D was a colicky little dude and going for walks with him in the baby carrier was (and continues to be) a magic soother. He also wouldn't sleep lying down for very long, but would stay asleep for longer if he was in his car seat - pushing him around in the car seat/stroller thingie would put him to sleep, I'd park it in his darkened bedroom, and then the inclined position would help keep him asleep...

(34 days ago)

#2 was a pain for my wife when she was home. No reason, he was just a miserable bastard. I know this isn't good news, but it got better around 3-4 months. We had gotten lots of items to try and find something that worked. The sling worked for us. Good luck with everything.

(34 days ago)

what about a sling? tg has carried marmaduke in a "little star" pouch since he was a newborn, and they both love it.

(34 days ago)

Has anything changed about what the baby (or you, if you are pumping and nursing) is eating? That might be setting off some gassy reactions.

(34 days ago)

Argh! Baby T-Rex stays home with daddy and doesn't seem to miss me at all!

Re: crying. When desperate, there is going for a drive, or for a walk. Baby T-Rex will sometimes stop just if daddy just opens the front door -- change of scene.

And nobody has mentioned a swing. Get one of the ones that goes sideways and back-and-forth. It saved our lives. It will either work like magic on your baby, or not at all. The swing also lets them sleep at incline, good for sinuses.

(34 days ago)

I think smartygirl may have something with the early teething suggestion.
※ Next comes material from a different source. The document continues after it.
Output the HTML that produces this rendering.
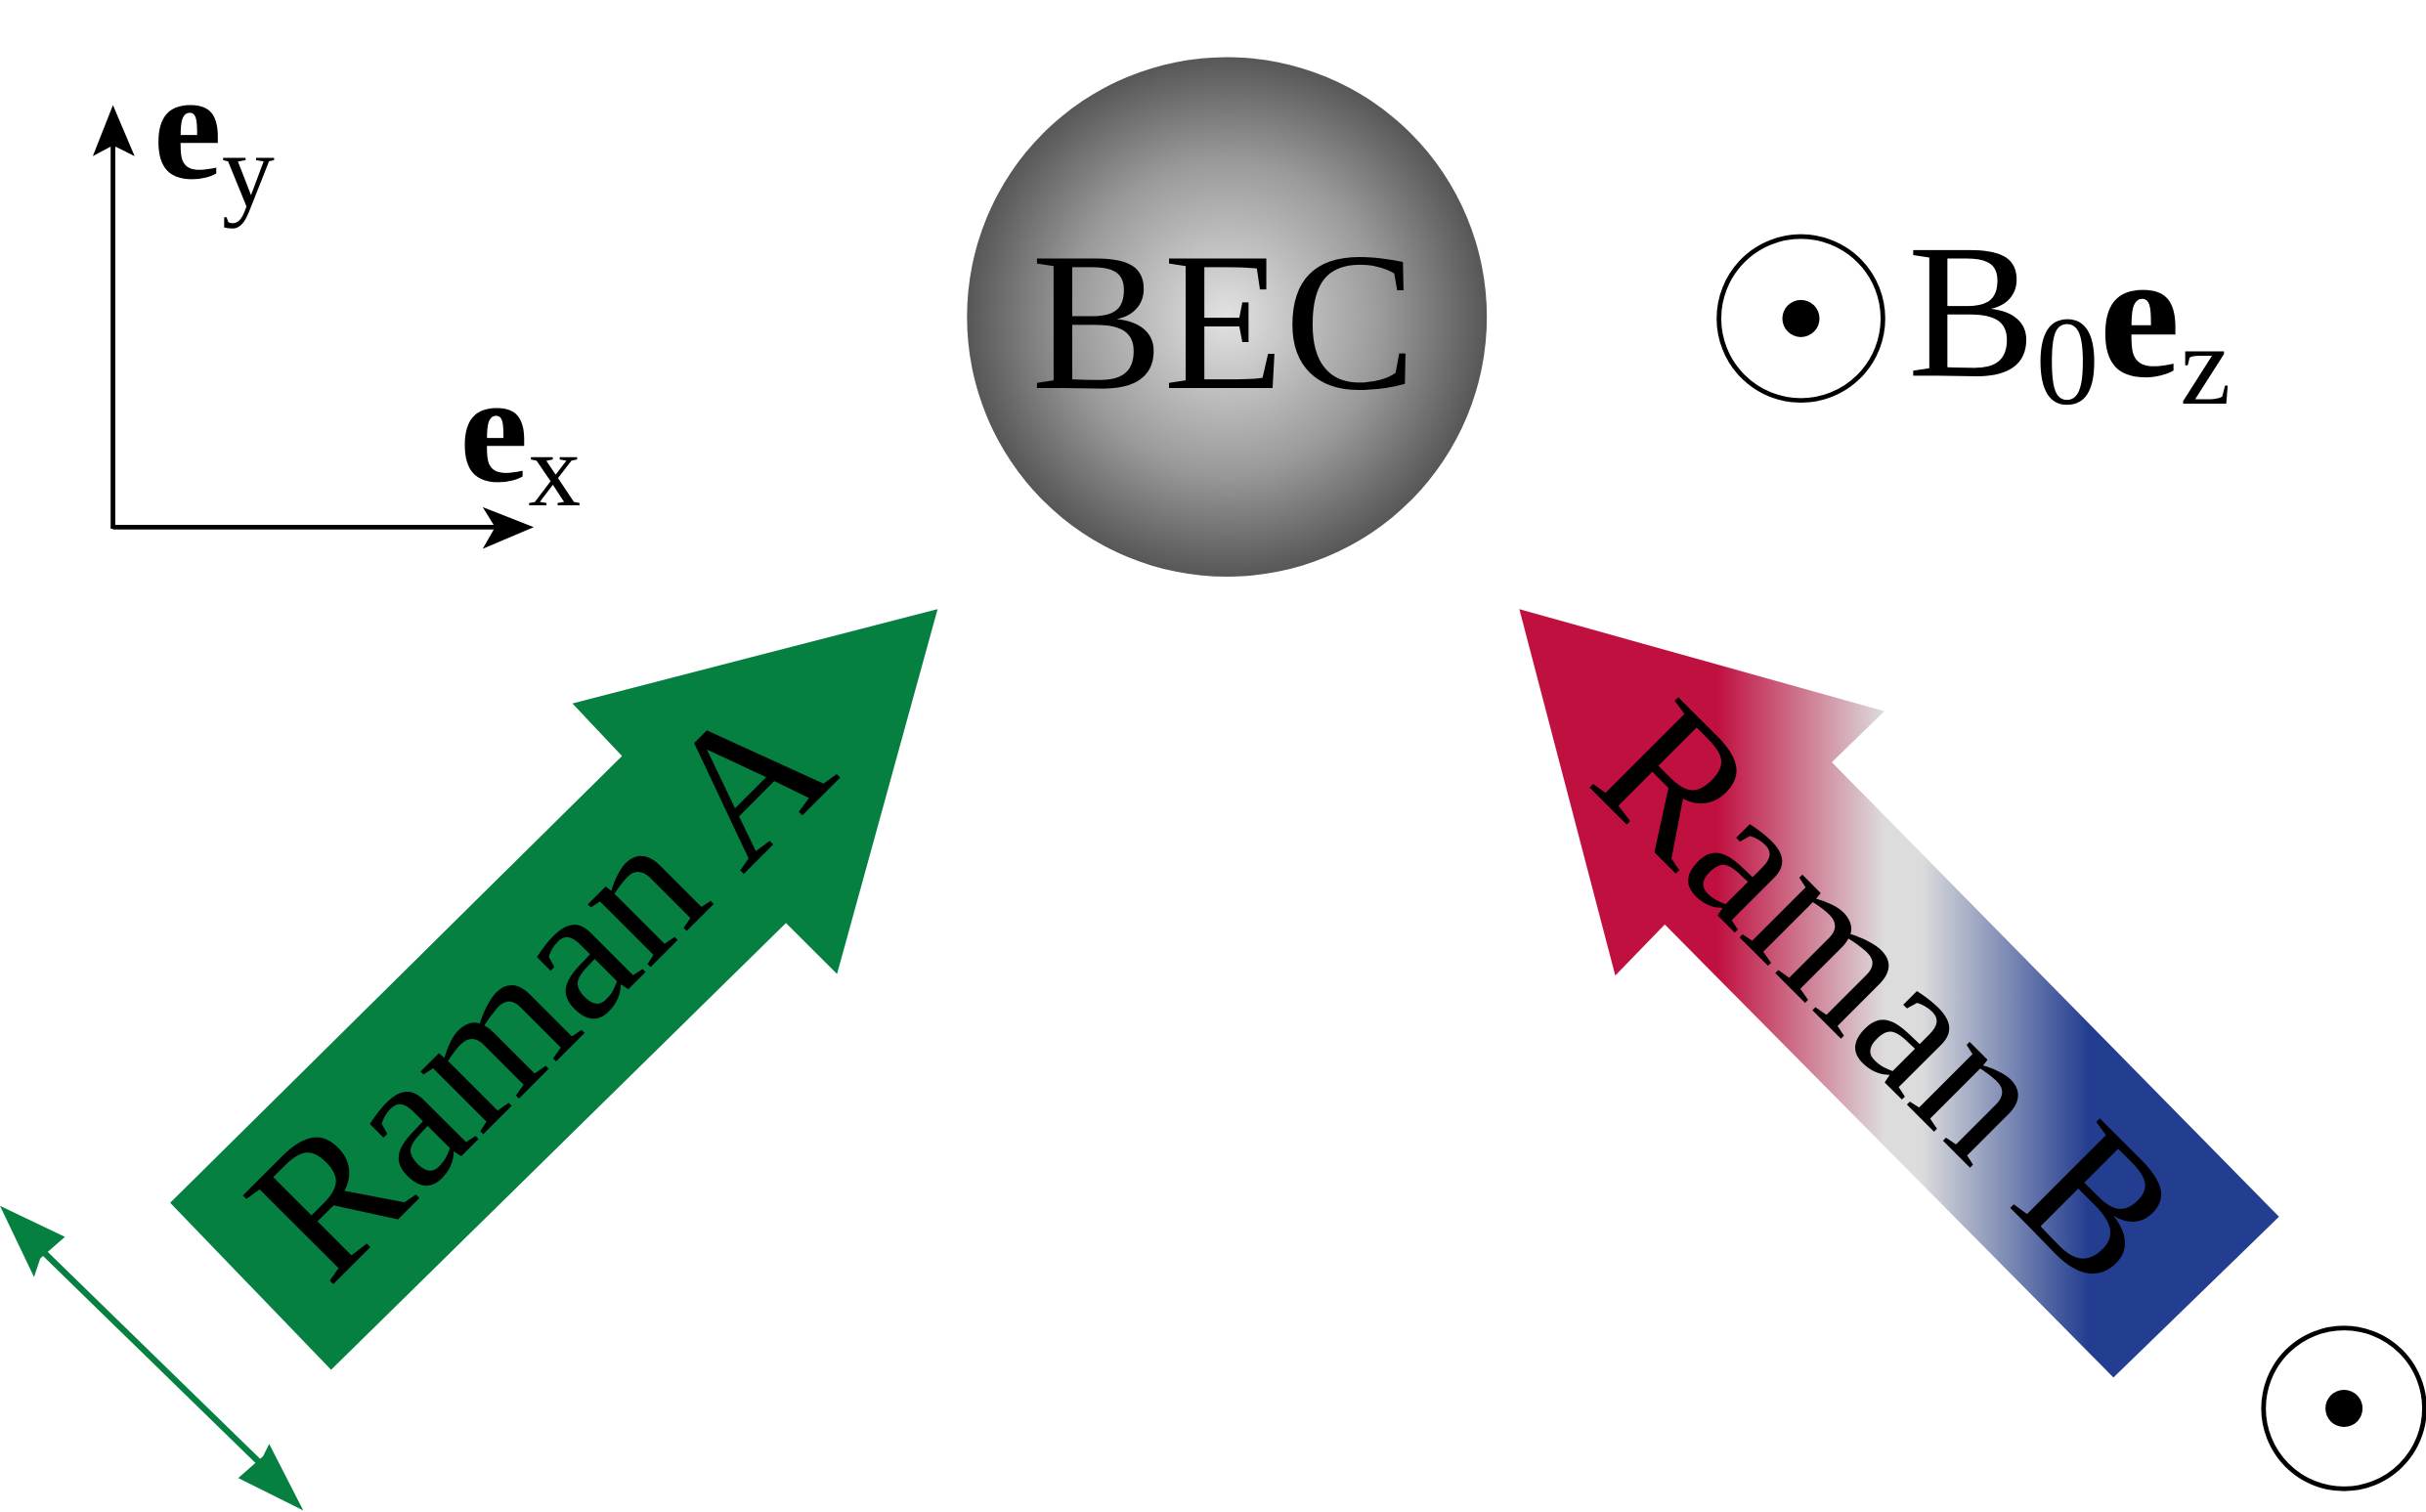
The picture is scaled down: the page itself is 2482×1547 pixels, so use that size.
<!DOCTYPE html>
<html><head><meta charset="utf-8"><style>
html,body{margin:0;padding:0;background:#fff;overflow:hidden}
svg{display:block}
text{font-family:"Liberation Serif",serif}
</style></head><body>
<svg width="2482" height="1547" viewBox="0 0 1568 978" preserveAspectRatio="none">
<defs>
<radialGradient id="bec" cx="50%" cy="50%" r="50%">
<stop offset="0" stop-color="#e2e2e2"/><stop offset="0.6" stop-color="#9a9a9a"/><stop offset="1" stop-color="#575757"/>
</radialGradient>
<linearGradient id="rb" gradientUnits="userSpaceOnUse" x1="1110" y1="0" x2="1350" y2="0">
<stop offset="0" stop-color="#c01040"/><stop offset="0.45" stop-color="#dcdcdc"/><stop offset="0.55" stop-color="#dcdcdc"/><stop offset="1" stop-color="#233e90"/>
</linearGradient>
</defs>
<g>
<line x1="73" y1="342" x2="73" y2="90" stroke="#000" stroke-width="3"/>
<polygon points="73,68 60,101 73,94 87,101" fill="#000"/>
<line x1="73" y1="341" x2="330" y2="341" stroke="#000" stroke-width="3"/>
<polygon points="345,341 312,328 320,341 312,355" fill="#000"/>
<text x="99" y="115" font-size="100" font-weight="bold">e<tspan font-size="68" font-weight="normal" dy="18">y</tspan></text>
<text x="297" y="311" font-size="100" font-weight="bold">e<tspan font-size="68" font-weight="normal" dy="16">x</tspan></text>
</g>
<circle cx="793" cy="205" r="168" fill="url(#bec)"/>
<text x="791" y="251" font-size="128" text-anchor="middle">BEC</text>
<g>
<circle cx="1164" cy="206" r="53" fill="#fff" stroke="#000" stroke-width="3"/>
<circle cx="1164" cy="206" r="12" fill="#000"/>
<text x="1233" y="243" font-size="124">B<tspan font-size="82" dy="18">0</tspan><tspan font-weight="bold" font-size="118" dy="-18">e</tspan><tspan font-size="74" dy="18">z</tspan></text>
</g>
<polygon points="110,778 402,489 370,455 606,394 541,630 508,597 214,886" fill="#058040"/>
<text transform="translate(378,668) rotate(-45)" font-size="125" text-anchor="middle">Raman A</text>
<polygon points="1366,891 1076,598 1044,631 982,394 1218,460 1184,493 1473,787" fill="url(#rb)"/>
<text transform="translate(1190,672) rotate(45)" font-size="125" text-anchor="middle">Raman B</text>
<g>
<line x1="18" y1="800" x2="180" y2="958" stroke="#058040" stroke-width="4"/>
<polygon points="0,780 42,800 26,814 22,826" fill="#058040"/>
<polygon points="196,977 154,956 170,942 174,934" fill="#058040"/>
</g>
<g>
<circle cx="1515" cy="911" r="52" fill="#fff" stroke="#000" stroke-width="3"/>
<circle cx="1515" cy="911" r="12" fill="#000"/>
</g>
</svg>
</body></html>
She has been nomming her hands constantly, and drooling. And fussing about taking a bottle or latching onto the boob. I tried a frozen washcloth with her tonight and she really seemed to dig it once she got over the initial "wtf?" of tasting something cold for the first time.

Re some of the other suggestions, she's had issues with gas and colickiness since about 2-1/2 weeks, but we can tell when she's having a gas attack. Colic massage and eliminating dairy from my diet have really helped with that. She'd really been getting so much better overall, and so much more fun, up until the last couple days. So something new and unrelated like teething seems to make more sense. It's awfully frustrating, though. I'd thought we were finally getting to the good part!

(34 days ago)

Haha, the initial WTF, that's cool.


(34 days ago)

I wish I had some advice, as a stay-at-home-dad myself...but I didn't start doing the stay-at-home thing until last summer, when our youngest was already 1. However, i find it an absolute delight, and am utterly thrilled and enthralled by the opportunity to do this. Even when Miss Ma'am decides to use her fingers to scoop the last of the yogurt out of the cup...and while I'm getting a wipe for her hands, decides to run her hands through her hair....necessitating a pre-nap emergency bath and hair-wash.

(34 days ago)

Also, it's just a change. She notices things are different but doesn't yet have the processing power to manage it or the words to describe it. So, crying!

I believe you're also going through other changes, too - packing up the house, etc., right? She notices but doesn't really know what to make of it. It's not a bad thing, just something for her to take in and react to.

Plus, what everyone else said.

(34 days ago)

Just keep reminding your husband that guys who stay home with their babies get extra bonus hot points. That might help with the long, hard days he is going through.